WHAT HAPPENED, MISS SIMONE?
And so, almost out of time, Nina Simone once again commands our attention, decades after this show, years after her death.
The title comes from a Maya Angelou poem, and it turns out it's a perfect query to situate the film. More than just a music doc, Liz Garbus' film feels as much a cultural excavation as it does a showcase for an almost immeasurable talent. A classically-trained and gifted musician who reluctantly turned to pop/soul in order to make a living, Simone defies easy classification. For those unaware of her trajectory, the film will appear at times almost fanciful, as if all things couldn't have possibly happened in one lifetime.
(T)ERROR
The line between preventing crimes and inventing them is getting increasingly murky. David Felix Sutcliffe and Lyric R. Cabral's smart political thriller, exposes counterterrorism tactics while it is smack dab in the middle of them.
PLANETARY
The planet is in crisis and the fundamental problem lies in the way we see the world.
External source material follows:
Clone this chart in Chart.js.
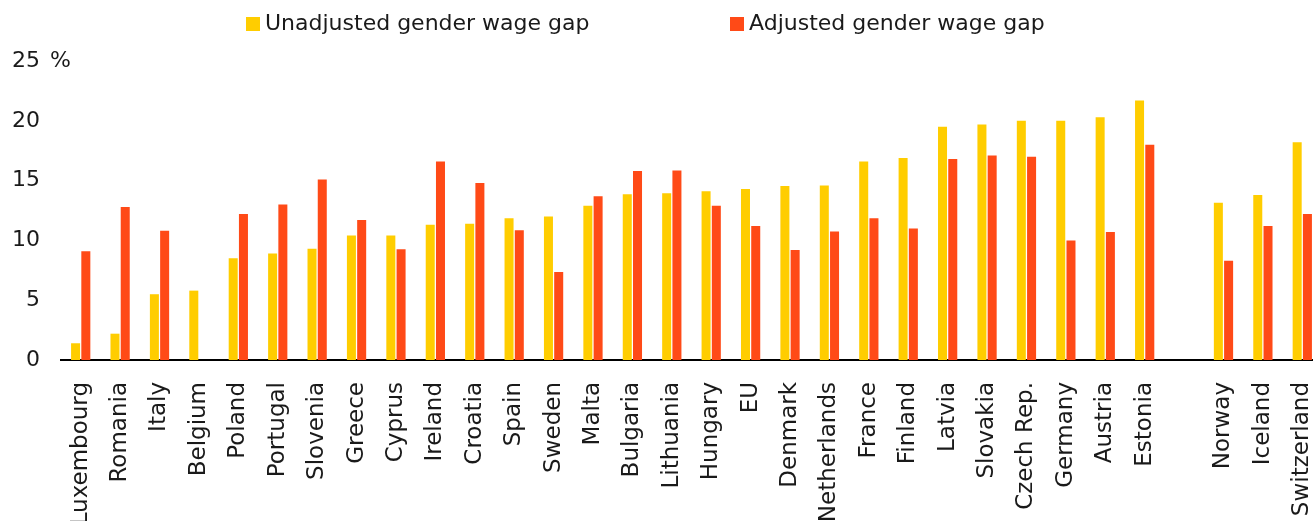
<!DOCTYPE html>
<html>
<head>
<meta charset="utf-8">
<script src="https://cdn.jsdelivr.net/npm/chart.js@4/dist/chart.umd.min.js"></script>
<style>
  html, body { margin: 0; padding: 0; background: #fff; overflow: hidden; }
  #wrap { position: relative; width: 1324px; height: 521px; }
</style>
</head>
<body>
<div id="wrap"><canvas id="myChart"></canvas></div>
<script>
// Datos del gráfico
const countries = ['Luxembourg', 'Romania', 'Italy', 'Belgium', 'Poland', 'Portugal', 'Slovenia', 'Greece',
  'Cyprus', 'Ireland', 'Croatia', 'Spain', 'Sweden', 'Malta', 'Bulgaria', 'Lithuania', 'Hungary', 'EU',
  'Denmark', 'Netherlands', 'France', 'Finland', 'Latvia', 'Slovakia', 'Czech Rep.', 'Germany', 'Austria',
  'Estonia', '', 'Norway', 'Iceland', 'Switzerland'];
const unadjusted = [1.4, 2.2, 5.5, 5.8, 8.5, 8.9, 9.3, 10.4, 10.4, 11.3, 11.4, 11.85, 12.0, 12.9, 13.85, 13.95,
  14.1, 14.3, 14.55, 14.6, 16.6, 16.9, 19.5, 19.7, 20.0, 20.0, 20.3, 21.7, null, 13.15, 13.8, 18.2];
const adjusted = [9.1, 12.8, 10.8, null, 12.2, 13.0, 15.1, 11.7, 9.25, 16.6, 14.8, 10.85, 7.35, 13.7, 15.8, 15.85,
  12.9, 11.2, 9.2, 10.75, 11.85, 11.0, 16.8, 17.1, 17.0, 10.0, 10.7, 18.0, null, 8.3, 11.2, 12.2];
const yTicks = [0, 5, 10, 15, 20, 25];
const unit = '%';

const textColor = '#1a1a1a';
const fontName = 'DejaVu Sans';

// Leyenda dibujada a mano (los items están muy separados)
const legendPlugin = {
  id: 'customLegend',
  afterDraw(chart) {
    const c = chart.ctx;
    const xs = [246, 730];
    c.save();
    c.font = '22px "' + fontName + '"';
    c.textBaseline = 'middle';
    c.textAlign = 'left';
    chart.data.datasets.forEach((ds, i) => {
      c.fillStyle = ds.backgroundColor;
      c.fillRect(xs[i], 17, 14, 14);
      c.fillStyle = textColor;
      c.fillText(ds.label, xs[i] + 19, 24);
    });
    c.restore();
  }
};

// Signo de % junto al tick superior
const unitPlugin = {
  id: 'unitLabel',
  afterDraw(chart) {
    const c = chart.ctx;
    const y = chart.scales.y.getPixelForValue(yTicks[yTicks.length - 1]);
    c.save();
    c.font = '22px "' + fontName + '"';
    c.fillStyle = textColor;
    c.textBaseline = 'middle';
    c.textAlign = 'left';
    c.fillText(unit, 50, y);
    c.restore();
  }
};

let ctx = document.getElementById('myChart');
let chart = new Chart(ctx, {
  type: 'bar',
  data: {
    labels: countries,
    datasets: [{
      label: 'Unadjusted gender wage gap',
      data: unadjusted,
      backgroundColor: '#FFCD00',
      categoryPercentage: 0.52,
      barPercentage: 0.88
    }, {
      label: 'Adjusted gender wage gap',
      data: adjusted,
      backgroundColor: '#FF4A17',
      categoryPercentage: 0.52,
      barPercentage: 0.88
    }]
  },
  options: {
    responsive: true,
    maintainAspectRatio: false,
    animation: false,
    layout: { padding: { top: 61, right: 2, left: 0, bottom: 0 } },
    plugins: {
      legend: { display: false },
      tooltip: { enabled: false }
    },
    scales: {
      x: {
        grid: { display: false, drawTicks: false },
        border: { display: true, color: '#000', width: 2 },
        ticks: {
          autoSkip: false,
          minRotation: 90,
          maxRotation: 90,
          padding: 22,
          color: textColor,
          font: { family: fontName, size: 23 }
        },
        afterFit(scale) {
          scale.height = 161;
          scale.paddingLeft = 0;
          scale.paddingRight = 0;
        }
      },
      y: {
        min: 0,
        max: 25,
        grid: { display: false, drawTicks: false },
        border: { display: false },
        afterBuildTicks(scale) { scale.ticks = yTicks.map(v => ({ value: v })); },
        ticks: {
          padding: 21,
          color: textColor,
          font: { family: fontName, size: 22 }
        },
        afterFit(scale) { scale.width = 61; }
      }
    }
  },
  plugins: [legendPlugin, unitPlugin]
});
</script>
</body>
</html>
Planetary presents a stunning visual portrait of our Earth, taking us on a journey across continents: from the African Savannah to the Himalayas, and from the heart of Tokyo to the view of our fragile planet from space. Through intimate interviews with NASA astronauts, environmentalists and philosophers the film shows that the solution to transforming our civilization lies in an understanding that all life is inseparably interconnected, and that we cannot transform unless we change the way we see ourselves, the world, and the wider cosmos we are embedded within.